Tech Tuesday: Routing and TCP/IP

We are continuing along with the web request cycle. Last week we took a look at the HTTP protocol. There I already mentioned that HTTP requests and responses travel over a TCP/IP connection. Today we will dive a bit deeper into TCP/IP. This is technically not really necessary for understanding the request cycle because these lower levels of the network are completely abstracted away when you develop for the web (which is a fancy way of saying you get to use it without worrying about how it works). Yet, peeling the onion a bit further will turn out to be very useful to the overall understanding of how things work on the web.

In the Tech Tuesday on networking, I introduced the idea that the Internet is a packet switched network. As a refresher this means that data gets cut up into packets. The IP layer is responsible for how these packets move across the network.
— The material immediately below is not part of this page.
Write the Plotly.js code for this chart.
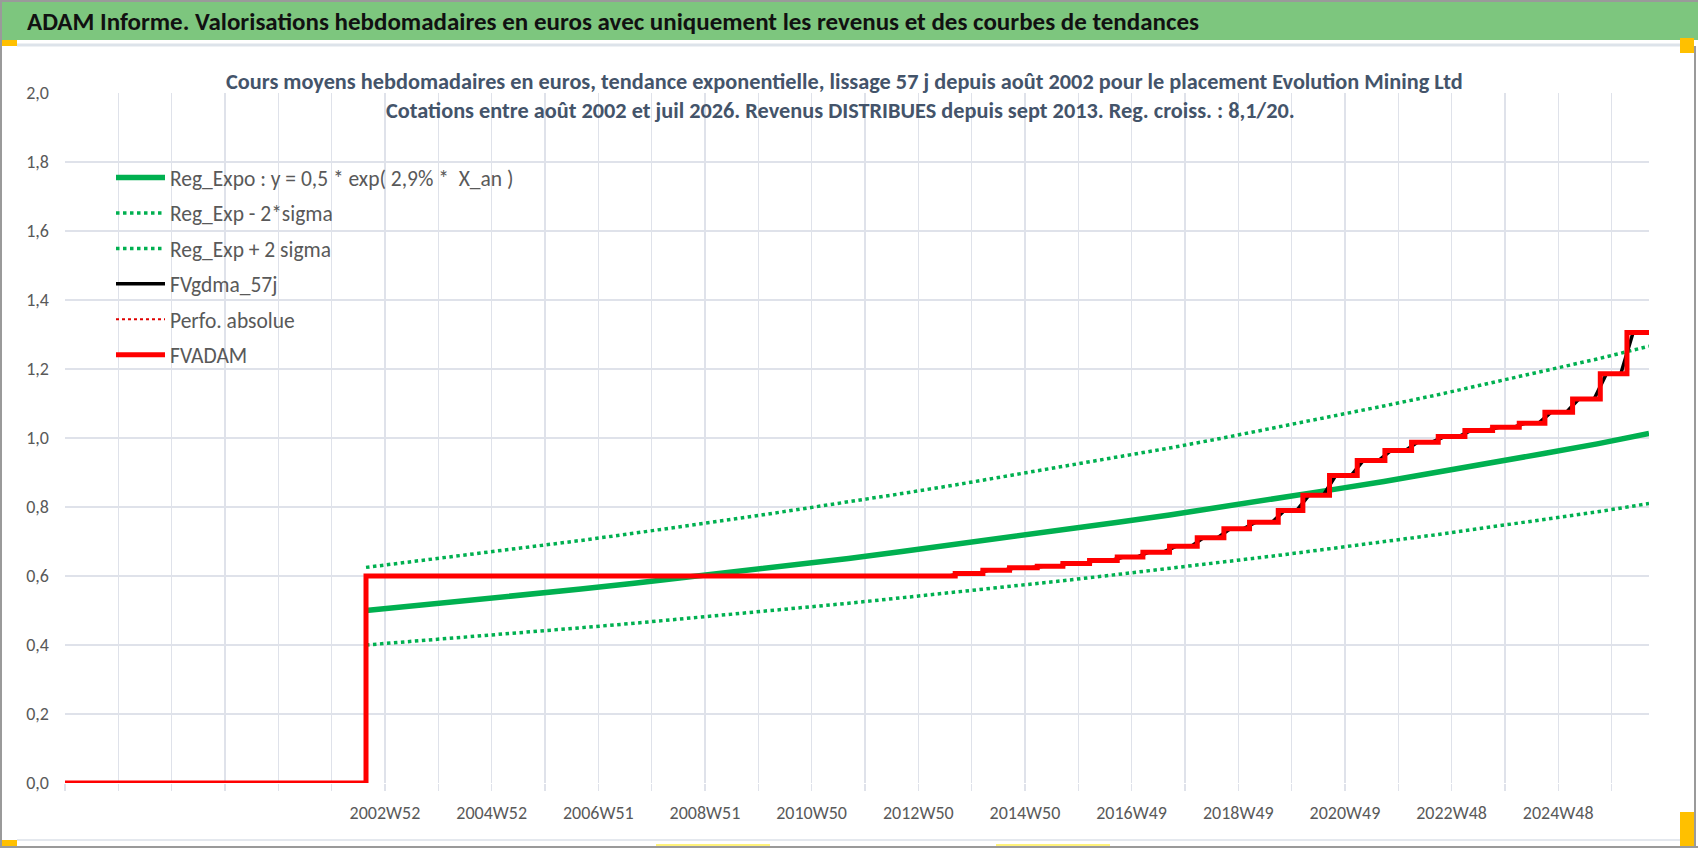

What follows is quite a bit of a simplification but good enough for our purposes here. Each packet (sometimes also referred to as a datagram) has its own header which contains among other things the source and destination IP addresses. These packets travel between machines along flexible paths known as routes. There is a tool called traceroute for examining what these routes are and it is worth trying this out.

On a Mac, use Spotlight to find and start the “Terminal” application. You will get a new window with a prompt which lets you type commands (this is known as the command line and we will learn a lot more about it in a future Tech Tuesday). Type “traceroute google.com” and you will see output that looks something like the following:

Each one of these lines represents a so-called “hop” – meaning packets traveling between two internet devices. The first hop is from my computer to my home switch. The second hop is from there to my home VPN device which is connected to a cable modem from Time Warner. From there the packets travel over a whole bunch more intermediate switches and routers until the get to a server operated by Google. You can try this with other servers as well, such as “traceroute www.dailylit.com” – if the output get stuck with lines containing just “* * *” instead of information on hops, then you can terminate the process by pressing Ctrl-C. For those of you on Windows, here is how to run a traceroute.

Now the really important part to keep in mind about the IP level of the protocol is that it is strictly best efforts. This means that packets can travel different routes, can get dropped and can arrive out of order at the destination. So how in the world do we get an HTTP request and response across such a fundamentally unreliable network? Well that’s where the TCP portion comes in. TCP the Transmission Control Protocol sits on top of IP and provides for guaranteed in-order delivery of packets. How does it do that? Well, the details are complicated, but for our purposes it is sufficient to understand that it starts with a fair bit of initial “handshaking” (back and forth) where the two endpoints (sender and receiver) agree on what they will do. Once that “connection” has been established it becomes possible to keep track of which packets have been received and which have not and to cause packets that might have been dropped to be resent.

What are some of the takeaways here? First, having fewer hops will make things faster. If you try different servers with traceroute, you will see that a lot of servers are more hops away than Google’s – Google has invested heavily in shortening the paths to their servers. This is also what so-called CDNs or Content Delivery Networks do. They bring content (e.g., images) closer to the “edge” of the network so that requests have fewer hops. Second, setting up a TCP connection involves a fair bit of overhead. In the first version of HTTP each request required a new connection which was very inefficient. With HTTP 1.1 a single connection is kept alive for a sequence of requests and responses (a session). But there is still a separate connection required for each different server and so a web page that connects to many different resources incurs more overhead. Third, if you really want a lot of speed it helps to reduce the number of packets that need to be sent. In the early days, the entire home page of Google was optimized to fit into a single package.